『鬼嵐』著者、仙川 環さんインタビュー。「初心に帰って挑んだ、ウイルスものです」
北関東のとある町に、東京の大学病院の医局を辞め帰郷した、女医の及川夏未。久しぶりの故郷で父親の医院を手伝い、新しい生活をスタートさせるが、そこで突発的に死に至る感染症が発生する。
撮影・黒川ひろみ
症状は目を覆いたくなるほどの劇烈なもの。「干からびたカエルのように四肢を広げ」「大量の吐血と下血に見舞われ」た遺体は、白目が鮮血に染まり、目頭から赤い涙のような筋が垂れている、という凄惨さだ。夏未の患者の発症を機に、町の中ばかりか東京にまでも感染は飛び火していく。何が感染源なのか、どうしたら止められるのか。そこからはまさにノンストップ。はらはらしどおしで、どうにもページを繰る手を止めることができなくなってしまうが……。

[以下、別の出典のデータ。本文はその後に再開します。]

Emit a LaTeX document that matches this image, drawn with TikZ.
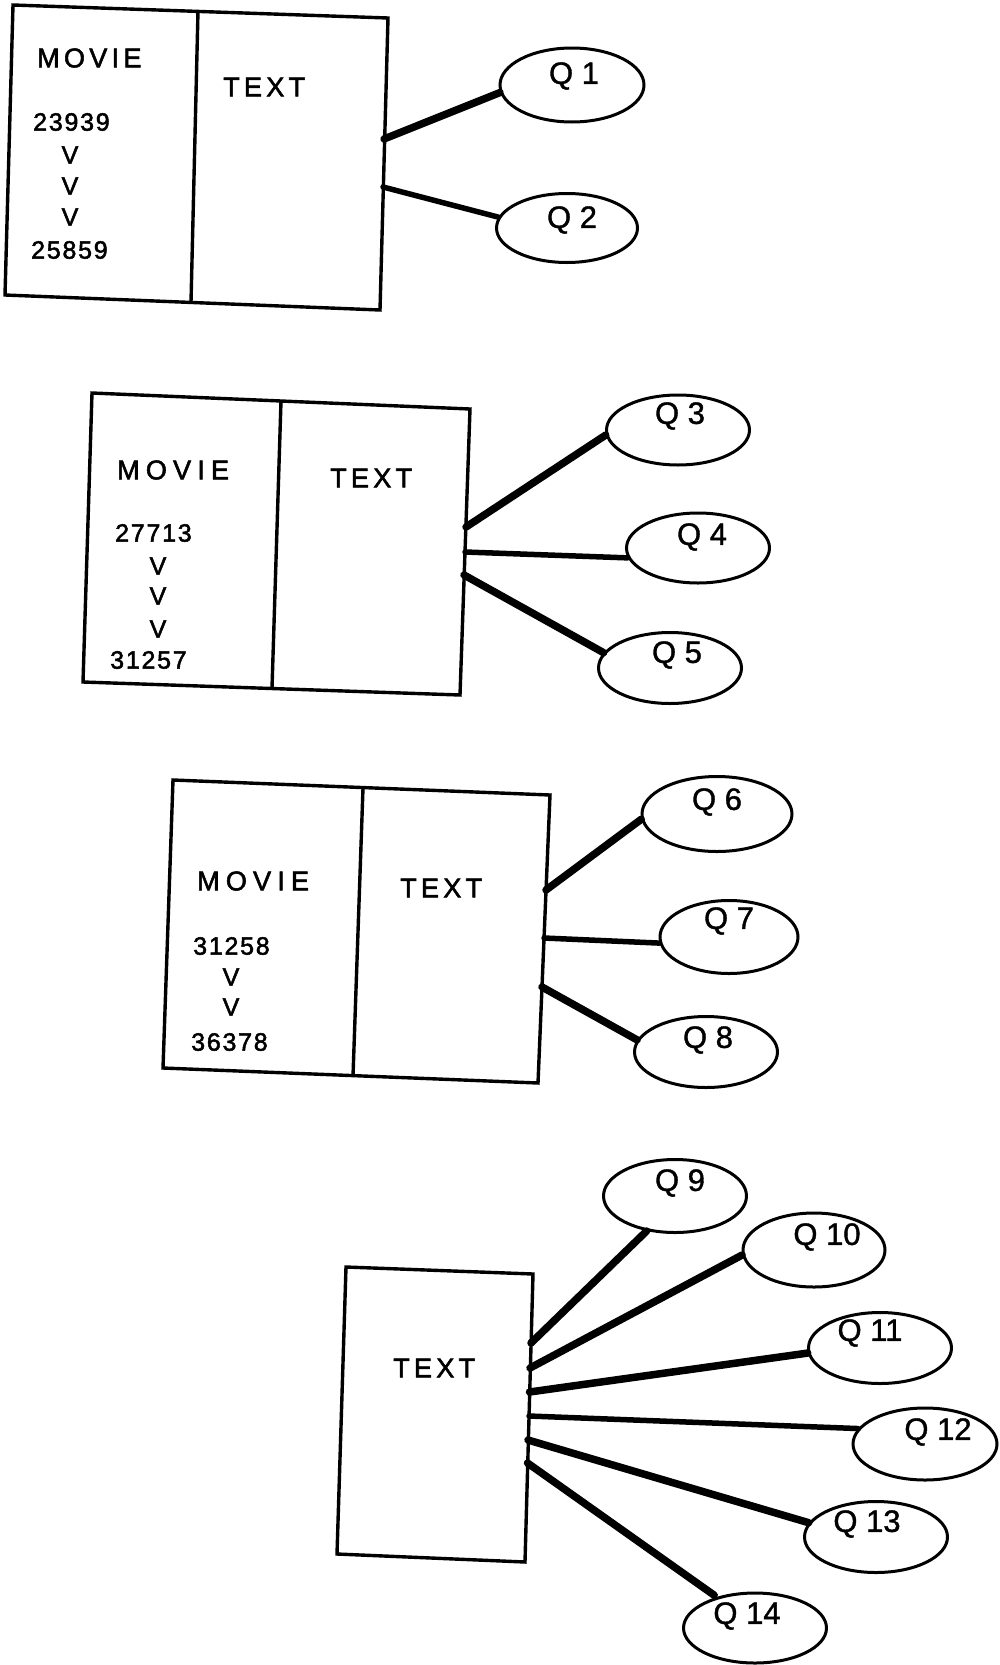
\documentclass[tikz,border=0pt]{standalone}
\usepackage{fontspec}
\setmainfont{Liberation Sans}
\newfontfamily\lblfont[LetterSpace=16,FakeBold=2]{Liberation Sans}
\newfontfamily\lblwidefont[LetterSpace=23,FakeBold=2]{Liberation Sans}
\newfontfamily\numfont[LetterSpace=7,FakeBold=2]{Liberation Sans}
\newfontfamily\qfont[FakeBold=1.2]{Liberation Sans}
\usetikzlibrary{shapes.geometric}
\begin{document}
\begin{tikzpicture}[x=1pt,y=-1pt,
  boxline/.style={line width=3.4pt, line join=miter},
  divline/.style={line width=3.4pt},
  lbl/.style={anchor=west, inner sep=0pt, font=\lblfont\fontsize{27}{27}\selectfont},
  lblwide/.style={anchor=west, inner sep=0pt, font=\lblwidefont\fontsize{27}{27}\selectfont},
  num/.style={anchor=west, inner sep=0pt, font=\numfont\fontsize{25}{25}\selectfont},
  vee/.style={inner sep=0pt, font=\numfont\fontsize{25}{25}\selectfont},
  qell/.style={ellipse, draw, line width=3pt, inner sep=0pt},
  qlab/.style={inner sep=0pt, font=\qfont\fontsize{31}{31}\selectfont},
  conn/.style={line width=7.5pt, line cap=round},
  connthin/.style={line width=5.5pt, line cap=round}]
\useasboundingbox (0,0) rectangle (999,1665);

% ---------- Box 1 ----------
\coordinate (b1tl) at (13,5);
\coordinate (b1tr) at (388,18);
\coordinate (b1br) at (380,310);
\coordinate (b1bl) at (5,295);
\coordinate (b1dt) at (198,11);
\coordinate (b1db) at (191,302);
\draw[boxline] (b1tl) -- (b1tr) -- (b1br) -- (b1bl) -- cycle;
\draw[divline] (b1dt) -- (b1db);
\node[lbl] (m1) at (37,58) {MOVIE};
\node[num] (n1a) at (33,122) {23939};
\node[vee] (v1a) at (70,155) {V};
\node[vee] (v1b) at (70,186) {V};
\node[vee] (v1c) at (70,217) {V};
\node[num] (n1b) at (31,250) {25859};
\node[lbl] (t1) at (223,87) {TEXT};
\coordinate (c1a) at (384,139);
\coordinate (c1b) at (383,187);

% ---------- Box 2 ----------
\coordinate (b2tl) at (92,393);
\coordinate (b2tr) at (470,409);
\coordinate (b2br) at (460,695);
\coordinate (b2bl) at (83,682);
\coordinate (b2dt) at (281,401);
\coordinate (b2db) at (272,688);
\draw[boxline] (b2tl) -- (b2tr) -- (b2br) -- (b2bl) -- cycle;
\draw[divline] (b2dt) -- (b2db);
\node[lblwide] (m2) at (117,470) {MOVIE};
\node[num] (n2a) at (115,533) {27713};
\node[vee] (v2a) at (158,566) {V};
\node[vee] (v2b) at (158,596) {V};
\node[vee] (v2c) at (158,629) {V};
\node[num] (n2b) at (110,660) {31257};
\node[lbl] (t2) at (330,478) {TEXT};
\coordinate (c2a) at (466,527);
\coordinate (c2b) at (465,552);
\coordinate (c2c) at (464,575);

% ---------- Box 3 ----------
\coordinate (b3tl) at (173,780);
\coordinate (b3tr) at (550,795);
\coordinate (b3br) at (538,1083);
\coordinate (b3bl) at (163,1068);
\coordinate (b3dt) at (363,788);
\coordinate (b3db) at (353,1076);
\draw[boxline] (b3tl) -- (b3tr) -- (b3br) -- (b3bl) -- cycle;
\draw[divline] (b3dt) -- (b3db);
\node[lblwide] (m3) at (197,881) {MOVIE};
\node[num] (n3a) at (193,946) {31258};
\node[vee] (v3a) at (231,977) {V};
\node[vee] (v3b) at (231,1007) {V};
\node[num] (n3b) at (191,1042) {36378};
\node[lbl] (t3) at (400,888) {TEXT};
\coordinate (c3a) at (546,890);
\coordinate (c3b) at (544,938);
\coordinate (c3c) at (542,987);

% ---------- Box 4 ----------
\coordinate (b4tl) at (346,1267);
\coordinate (b4tr) at (533,1274);
\coordinate (b4br) at (525,1562);
\coordinate (b4bl) at (337,1554);
\draw[boxline] (b4tl) -- (b4tr) -- (b4br) -- (b4bl) -- cycle;
\node[lbl] (t4) at (393,1368) {TEXT};
\coordinate (c4a) at (531,1343);
\coordinate (c4b) at (530,1368);
\coordinate (c4c) at (529.5,1392);
\coordinate (c4d) at (529,1416);
\coordinate (c4e) at (528,1440);
\coordinate (c4f) at (527.5,1463);

% ---------- Ellipses ----------
\node[qell, minimum width=144pt, minimum height=74pt] (q1) at (572,85) {};
\node[qell, minimum width=141pt, minimum height=69pt] (q2) at (567,228) {};
\node[qell, minimum width=143pt, minimum height=70pt] (q3) at (678,430) {};
\node[qell, minimum width=143pt, minimum height=70pt] (q4) at (698,548) {};
\node[qell, minimum width=143pt, minimum height=71pt] (q5) at (670,668) {};
\node[qell, minimum width=150pt, minimum height=75pt] (q6) at (717,814) {};
\node[qell, minimum width=138pt, minimum height=73pt] (q7) at (729,937) {};
\node[qell, minimum width=143pt, minimum height=71pt] (q8) at (706,1052) {};
\node[qell, minimum width=143pt, minimum height=73pt] (q9) at (675,1196) {};
\node[qell, minimum width=142pt, minimum height=74pt] (q10) at (814,1250) {};
\node[qell, minimum width=143pt, minimum height=71pt] (q11) at (880,1348) {};
\node[qell, minimum width=144pt, minimum height=72pt] (q12) at (925,1444) {};
\node[qell, minimum width=143pt, minimum height=71pt] (q13) at (876,1537) {};
\node[qell, minimum width=143pt, minimum height=70pt] (q14) at (755,1628) {};

\node[qlab] (q1t) at (574,76) {Q 1};
\node[qlab] (q2t) at (572,220) {Q 2};
\node[qlab] (q3t) at (680,416) {Q 3};
\node[qlab] (q4t) at (702,537) {Q 4};
\node[qlab] (q5t) at (677,655) {Q 5};
\node[qlab] (q6t) at (717,802) {Q 6};
\node[qlab] (q7t) at (729,921) {Q 7};
\node[qlab] (q8t) at (708,1040) {Q 8};
\node[qlab] (q9t) at (680,1183) {Q 9};
\node[qlab] (q10t) at (827,1237) {Q 10};
\node[qlab] (q11t) at (870,1333) {Q 11};
\node[qlab] (q12t) at (938,1432) {Q 12};
\node[qlab] (q13t) at (867,1524) {Q 13};
\node[qlab] (q14t) at (747,1616) {Q 14};

% ---------- Connectors ----------
\draw[conn] (c1a) -- (q1.186.6);
\draw[connthin] (c1b) -- (q2.171);
\draw[conn] (c2a) -- (q3.184);
\draw[connthin] (c2b) -- (q4.188);
\draw[conn] (c2c) -- (q5.167.6);
\draw[conn] (c3a) -- (q6.184.6);
\draw[connthin] (c3b) -- (q7.185);
\draw[conn] (c3c) -- (q8.170);
\draw[conn] (c4a) -- (q9.231.5);
\draw[conn] (c4b) -- (q10.184.8);
\draw[conn] (c4c) -- (q11.184.2);
\draw[connthin] (c4d) -- (q12.167.6);
\draw[conn] (c4e) -- (q13.168.4);
\draw[conn, shorten >=3pt] (c4f) -- (q14.141);
\end{tikzpicture}
\end{document}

「実は、あんまりかっちりと最後まで決めて書くほうではないんです。すべてがわかって書いていても、おもしろくない。自分でもどうなるのかと、楽しみながら書き進めました」と、仙川環さん。
今回アウトブレイクものを書こうと考えたのは、会社員だった期間と作家になってからが同じくらいの長さになり、デビュー作『感染』で扱ったウイルスを再びテーマにしたかったからだという。
頭の中に浮かんだ映像を、 文章として描写していく。
それにしても、感染症で亡くなった患者の描写たるや、夢に出てきそうなインパクトで、まざまざと目に浮かぶような迫力だ。
「私は、だいたい頭の中に映像を思い浮かべて、それを文字にしていくのでそうなるのかも。さすがにあの亡くなり方は、自分で思い浮かべていても、怖かった」と、仙川さんも苦笑する。
脳内に浮かぶ映像を、そのまま描写していくという仙川さんに、今回、自分の中で一番印象に残ったシーンを聞くと、
「冒頭の場面でしょうか。町に戻った夏未が車を運転しながら眺める山並み、道の様子など、浮かんだ映像を一生懸命描写しました」
それは、こんな光景だ。
――フロントガラスの正面に見える稜線は、柔らかな朝の日差しを受けて輝いている。県道の両側に広がる田畑では、朝の早い農家のトラクターが行き来している――
一見のどかで、ありふれた日本の田舎の一風景である。けれど、その内には今の社会が抱える課題が密かに隠れているのだった。たとえば、外国人労働者の問題。この町には、さまざまな国からの農業技能実習生が多数おり、劣悪な環境に病むタイの若い女性が医院を訪れたりもする。夏未が退職に追い込まれたのは、医局でのパワハラが原因だし、地元の友人たちは町おこしのための特産品作りに専心している最中だ。
そんな現代社会が孕む問題を抱え込んだ町を、容赦なく感染症が襲う。身近で観察していた夏未は東京の医局へ呼び戻され、本格的に謎の究明に取り組むことになるが……。その先の息もつかせぬ展開には、自ら本書に身を委ね巻き込まれてみることをおすすめする。